22 Jul Framing the Fight
As a photographer and filmmaker I think a lot about the import of framing; from physical, intellectual, and emotional perspectives. Often times when I see an image I want to make I will take as many as 15 or 20 shots, moving just ever so slightly until all aspects of the frame harmonize for me. Almost no one else can see the difference between the images, and even I have some difficulty working through them, but there’s often a eureka moment when it all falls into place for me. Even as this happens though I know that my sense of what makes that particular frame “work” is shaped by a deeper unconscious frame that defines the thing that I am looking for in the first place.
It is these deeper frames that shape our thinking in ways that we can’t see that have the most impact on our perspectives and our lives. I have not watched any of the RNC speeches, but I keep seeing snippets of them and hear about them on the radio as I drive my kids to camp in the morning. I keep being a bit dumbfounded by how dumbfounded the mainstream media is by Donald Trump. From the very beginning Donald Trump came to court and started to make up new rules for the game. The people who know the rules laughed and said, “You can’t do it like that… he’s a fool. That’s just not the way it’s done.”
This morning on NPR the journalist asked a panel of democratic strategists whether or not it was a big mistake to give Ted Cruz a prime time slot at the convention when it was clear that Cruz wasn’t going to endorse him. The answers all had to do with what huge gaffes Trump was making because he didn’t have a professional staff running things. They pointed out that a staff would have vetted Melania’s speech, and put the speakers in the right spots on the program. One person pointed out that maybe putting Cruz where he was was a good thing because it took attention off of the huge Melania speech gaffe. These guys were all so stuck in the frames of what a convention is supposed to do that they could not see that Trump has created an entirely different game with different rules. They are looking at the history of political conventions and how they are supposed to unify a parties’ base. These conventions have nothing to do with real people but instead with the proscribed political and media narrative. Trump has hijacked the whole system by turning it into a reality show. He’s the Bachelor and Hulk Hogan rolled into one big superball of mayhem, passion, and hyper-reality. The whole thing is a passion play like the WWF. His manager Paul Manafort is like Vince McMahon painting a picture of heroes and villians. Ted Cruz wasn’t hired by the campaign to play a part. Instead he walked into the ring without even realizing he was about to get beat down so badly that his career is probably over. Again, I did not see it but I read about Trump coming out during the speech and staring him down. How is this drama any different than a pro wrestling story? It’s Trump’s show and we are all watching it and he’s getting paid.
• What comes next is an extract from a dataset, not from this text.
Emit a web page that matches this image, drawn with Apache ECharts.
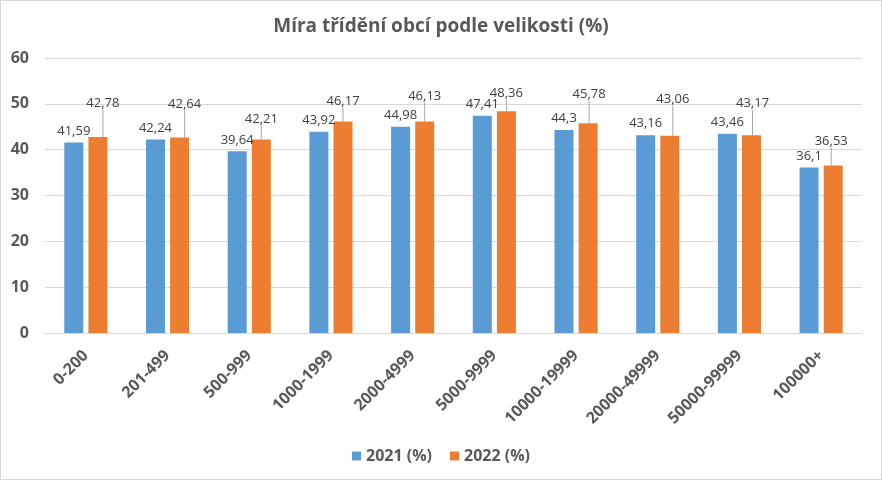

Donald Trump didn’t make a mistake by putting Cruz in a prime spot. He knew exactly what he was doing and he knew who his audience was. His audience LOVED it. They got to boo the villain and send him packing. Trump has always understood the narrative. He’s not playing by the rules, he’s making new ones every day. It’s his game and we are all losing at it because he came on the court, stole the ball, and made new rules. It’s his game now and unless the other players can step out of their frame they are going to lose every scene. He’s creating the narrative because he’s the only one who understands the script. Too often people dismiss Trump as thinking he is a character on a reality show- rather than the writer/director of the show- the one with the highest ratings in history.